Dataset extract

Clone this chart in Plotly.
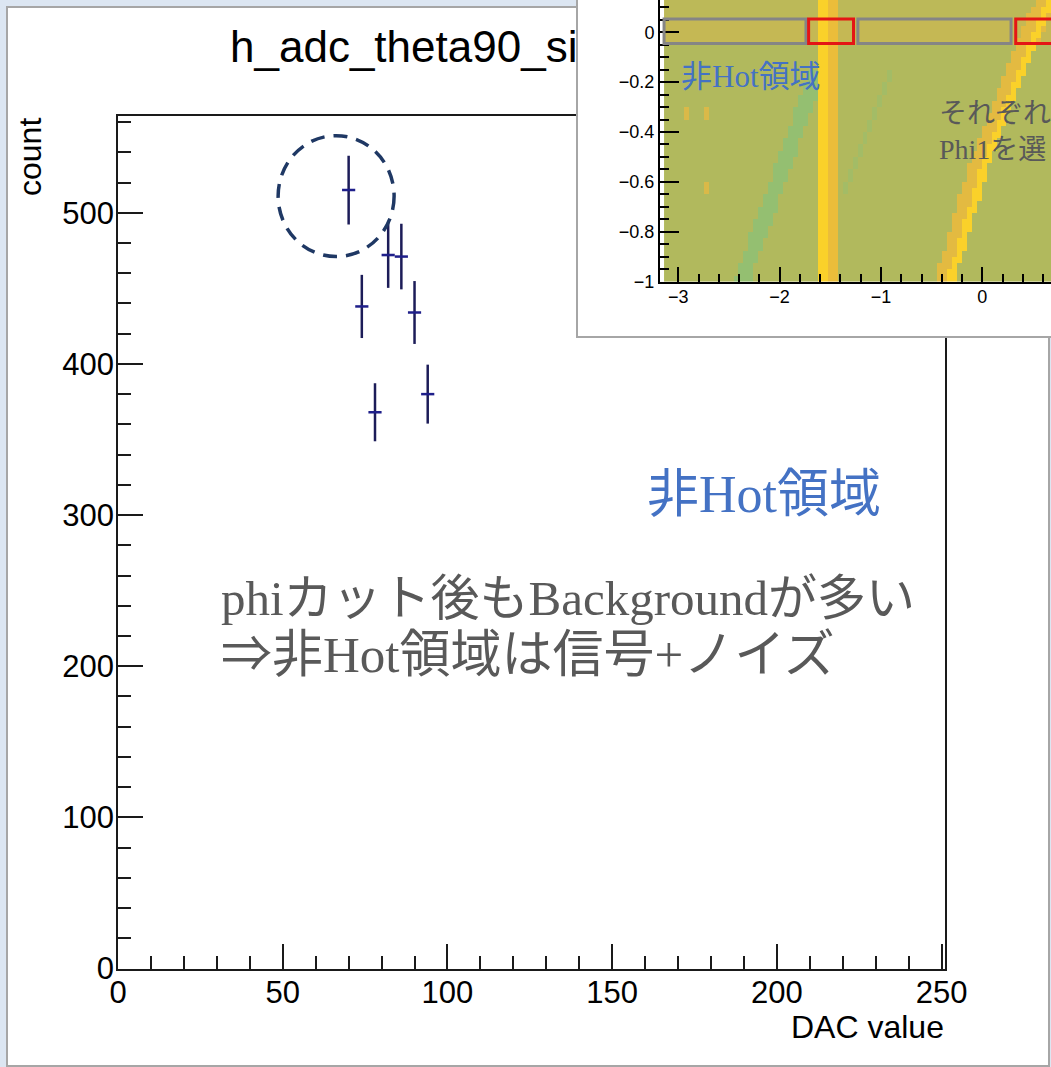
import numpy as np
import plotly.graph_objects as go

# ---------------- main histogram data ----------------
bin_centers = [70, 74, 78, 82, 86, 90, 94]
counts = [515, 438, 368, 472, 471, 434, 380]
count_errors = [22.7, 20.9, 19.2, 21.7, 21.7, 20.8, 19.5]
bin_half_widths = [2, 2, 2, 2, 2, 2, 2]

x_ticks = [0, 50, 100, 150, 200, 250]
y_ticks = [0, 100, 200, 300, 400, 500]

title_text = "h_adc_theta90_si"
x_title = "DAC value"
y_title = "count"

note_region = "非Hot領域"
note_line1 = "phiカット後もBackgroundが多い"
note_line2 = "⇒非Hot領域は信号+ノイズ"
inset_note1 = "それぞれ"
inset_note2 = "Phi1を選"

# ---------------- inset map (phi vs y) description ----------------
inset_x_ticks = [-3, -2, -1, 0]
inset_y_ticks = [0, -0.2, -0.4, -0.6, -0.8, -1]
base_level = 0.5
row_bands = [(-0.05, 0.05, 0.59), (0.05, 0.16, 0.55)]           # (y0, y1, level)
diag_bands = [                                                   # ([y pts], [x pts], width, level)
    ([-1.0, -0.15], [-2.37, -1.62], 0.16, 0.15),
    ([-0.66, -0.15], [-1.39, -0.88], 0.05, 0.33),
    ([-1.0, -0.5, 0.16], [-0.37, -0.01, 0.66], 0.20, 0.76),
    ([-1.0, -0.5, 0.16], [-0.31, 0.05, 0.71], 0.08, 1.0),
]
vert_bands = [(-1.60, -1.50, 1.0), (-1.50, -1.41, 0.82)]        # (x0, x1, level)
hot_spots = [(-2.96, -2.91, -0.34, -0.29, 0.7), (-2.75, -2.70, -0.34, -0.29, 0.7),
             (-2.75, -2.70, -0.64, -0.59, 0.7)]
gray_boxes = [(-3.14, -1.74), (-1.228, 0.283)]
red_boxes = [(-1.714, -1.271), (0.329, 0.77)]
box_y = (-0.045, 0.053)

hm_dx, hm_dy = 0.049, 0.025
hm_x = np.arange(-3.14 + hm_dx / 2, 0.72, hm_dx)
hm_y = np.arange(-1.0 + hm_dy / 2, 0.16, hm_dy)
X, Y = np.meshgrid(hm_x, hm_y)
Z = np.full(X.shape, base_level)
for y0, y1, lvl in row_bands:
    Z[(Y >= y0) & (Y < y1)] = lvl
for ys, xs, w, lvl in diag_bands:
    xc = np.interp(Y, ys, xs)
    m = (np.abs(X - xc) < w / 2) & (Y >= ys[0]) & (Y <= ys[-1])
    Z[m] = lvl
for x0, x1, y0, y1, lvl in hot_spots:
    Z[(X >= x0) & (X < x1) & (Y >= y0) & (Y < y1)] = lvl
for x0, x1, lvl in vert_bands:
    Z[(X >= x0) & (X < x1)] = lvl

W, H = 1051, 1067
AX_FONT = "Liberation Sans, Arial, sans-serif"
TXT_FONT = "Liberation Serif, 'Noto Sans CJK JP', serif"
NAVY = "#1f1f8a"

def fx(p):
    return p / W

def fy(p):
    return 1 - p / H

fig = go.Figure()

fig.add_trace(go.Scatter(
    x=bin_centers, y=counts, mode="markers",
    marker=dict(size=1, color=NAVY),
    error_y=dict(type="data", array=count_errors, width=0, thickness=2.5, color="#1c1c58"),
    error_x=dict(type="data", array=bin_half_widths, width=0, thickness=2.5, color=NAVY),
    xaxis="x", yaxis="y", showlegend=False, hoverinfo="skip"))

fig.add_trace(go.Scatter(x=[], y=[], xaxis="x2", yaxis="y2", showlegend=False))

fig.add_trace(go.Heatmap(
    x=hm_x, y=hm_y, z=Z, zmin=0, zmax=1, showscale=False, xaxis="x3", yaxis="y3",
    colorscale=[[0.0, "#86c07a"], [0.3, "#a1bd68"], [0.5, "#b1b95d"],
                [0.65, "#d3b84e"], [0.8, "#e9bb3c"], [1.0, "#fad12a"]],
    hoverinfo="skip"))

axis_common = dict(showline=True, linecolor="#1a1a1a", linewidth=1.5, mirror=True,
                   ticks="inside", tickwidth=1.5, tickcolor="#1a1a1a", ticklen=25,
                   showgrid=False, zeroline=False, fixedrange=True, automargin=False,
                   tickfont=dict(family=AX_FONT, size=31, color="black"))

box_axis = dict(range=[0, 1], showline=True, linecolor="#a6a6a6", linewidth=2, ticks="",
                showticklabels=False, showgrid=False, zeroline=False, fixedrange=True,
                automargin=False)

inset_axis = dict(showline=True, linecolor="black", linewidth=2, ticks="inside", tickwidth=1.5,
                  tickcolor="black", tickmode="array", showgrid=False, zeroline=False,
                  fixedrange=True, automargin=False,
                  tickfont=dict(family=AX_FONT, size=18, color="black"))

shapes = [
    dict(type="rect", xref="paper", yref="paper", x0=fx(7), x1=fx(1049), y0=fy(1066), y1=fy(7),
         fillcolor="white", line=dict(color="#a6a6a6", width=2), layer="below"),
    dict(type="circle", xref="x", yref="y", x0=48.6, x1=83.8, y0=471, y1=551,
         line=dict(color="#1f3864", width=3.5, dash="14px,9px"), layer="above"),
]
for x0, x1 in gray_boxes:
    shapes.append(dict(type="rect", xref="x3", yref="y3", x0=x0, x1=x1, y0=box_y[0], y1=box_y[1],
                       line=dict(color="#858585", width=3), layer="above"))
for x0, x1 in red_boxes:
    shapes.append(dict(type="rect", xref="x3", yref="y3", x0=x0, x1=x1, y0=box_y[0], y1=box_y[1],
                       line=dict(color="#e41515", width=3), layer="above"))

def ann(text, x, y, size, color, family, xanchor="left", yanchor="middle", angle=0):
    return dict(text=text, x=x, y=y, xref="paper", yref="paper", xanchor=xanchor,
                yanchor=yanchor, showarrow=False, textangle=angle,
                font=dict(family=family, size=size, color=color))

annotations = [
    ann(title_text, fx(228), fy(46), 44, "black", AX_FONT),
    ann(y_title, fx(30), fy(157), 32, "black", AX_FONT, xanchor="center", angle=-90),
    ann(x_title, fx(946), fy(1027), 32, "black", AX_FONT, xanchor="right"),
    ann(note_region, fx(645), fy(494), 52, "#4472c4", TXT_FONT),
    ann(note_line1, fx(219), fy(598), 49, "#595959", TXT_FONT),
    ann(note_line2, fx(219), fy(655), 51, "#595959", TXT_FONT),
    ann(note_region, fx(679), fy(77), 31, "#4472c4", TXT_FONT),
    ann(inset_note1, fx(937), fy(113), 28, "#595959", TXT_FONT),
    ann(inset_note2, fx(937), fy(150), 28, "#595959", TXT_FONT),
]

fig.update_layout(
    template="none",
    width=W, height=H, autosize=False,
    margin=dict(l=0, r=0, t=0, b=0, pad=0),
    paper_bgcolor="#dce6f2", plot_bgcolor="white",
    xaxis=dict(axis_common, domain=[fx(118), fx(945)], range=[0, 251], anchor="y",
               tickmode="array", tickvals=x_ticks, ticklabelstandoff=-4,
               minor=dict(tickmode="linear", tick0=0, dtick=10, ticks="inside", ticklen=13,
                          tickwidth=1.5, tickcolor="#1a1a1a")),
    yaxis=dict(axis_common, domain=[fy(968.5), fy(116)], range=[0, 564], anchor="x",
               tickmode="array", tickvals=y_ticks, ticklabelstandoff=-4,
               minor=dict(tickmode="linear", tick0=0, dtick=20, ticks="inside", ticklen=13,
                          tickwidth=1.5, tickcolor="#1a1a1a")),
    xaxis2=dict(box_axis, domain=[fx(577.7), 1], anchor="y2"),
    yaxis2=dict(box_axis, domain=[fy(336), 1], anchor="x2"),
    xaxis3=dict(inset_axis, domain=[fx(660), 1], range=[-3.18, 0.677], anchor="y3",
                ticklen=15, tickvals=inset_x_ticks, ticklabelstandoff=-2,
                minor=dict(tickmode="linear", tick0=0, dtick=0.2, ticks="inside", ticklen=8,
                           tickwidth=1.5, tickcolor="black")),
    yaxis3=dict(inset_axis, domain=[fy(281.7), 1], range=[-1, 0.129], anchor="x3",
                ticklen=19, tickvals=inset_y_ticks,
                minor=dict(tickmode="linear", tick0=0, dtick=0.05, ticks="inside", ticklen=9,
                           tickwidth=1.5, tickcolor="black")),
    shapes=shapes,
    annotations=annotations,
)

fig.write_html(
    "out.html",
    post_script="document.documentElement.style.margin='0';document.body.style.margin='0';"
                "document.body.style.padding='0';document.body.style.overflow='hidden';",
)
==
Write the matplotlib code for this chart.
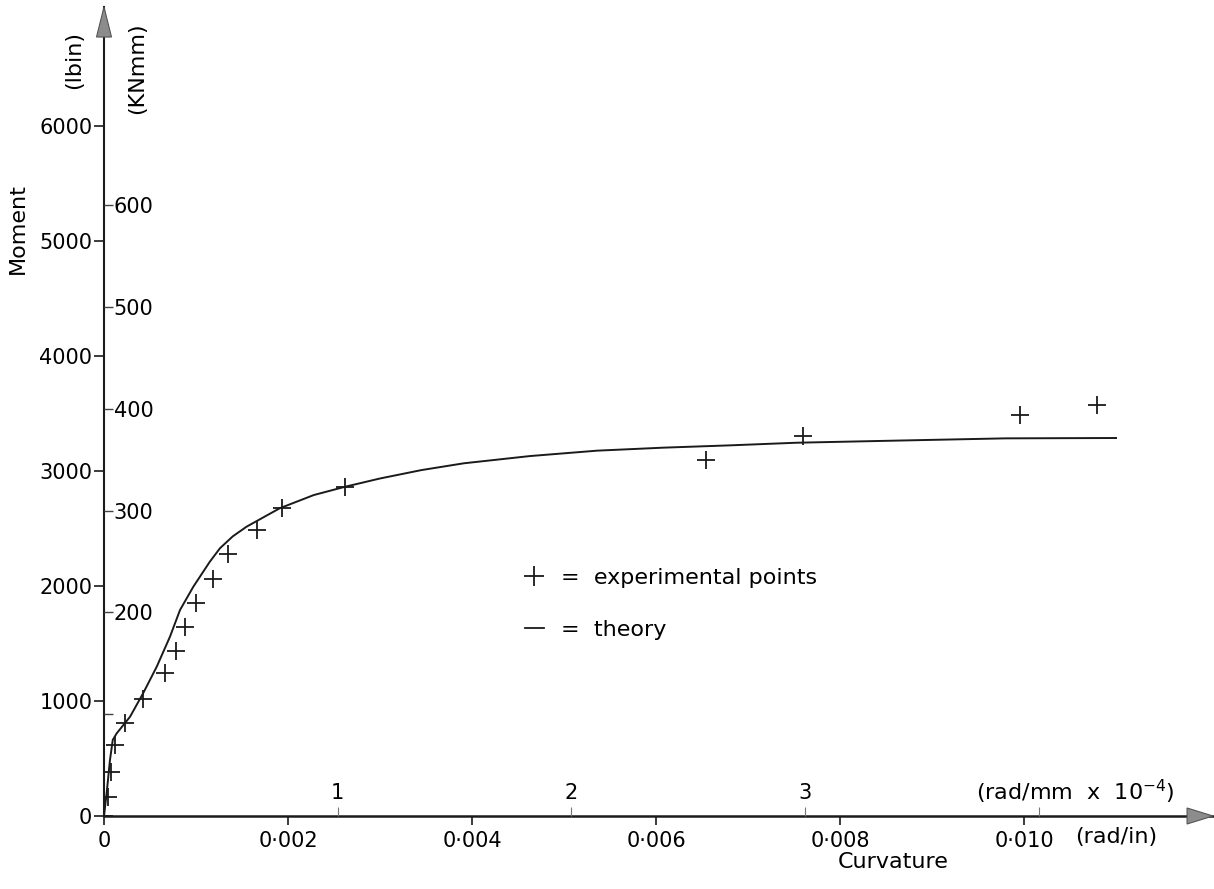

Written problem
Both the line containing "Clone this chart in Plotly." and the line containing "y_ticks = [0, 100, 200, 300, 400, 500]" belong in the copy, along with every line between them. Reproduce that stretch exactly, without the pictures.

Full response
Clone this chart in Plotly.
import numpy as np
import plotly.graph_objects as go

# ---------------- main histogram data ----------------
bin_centers = [70, 74, 78, 82, 86, 90, 94]
counts = [515, 438, 368, 472, 471, 434, 380]
count_errors = [22.7, 20.9, 19.2, 21.7, 21.7, 20.8, 19.5]
bin_half_widths = [2, 2, 2, 2, 2, 2, 2]

x_ticks = [0, 50, 100, 150, 200, 250]
y_ticks = [0, 100, 200, 300, 400, 500]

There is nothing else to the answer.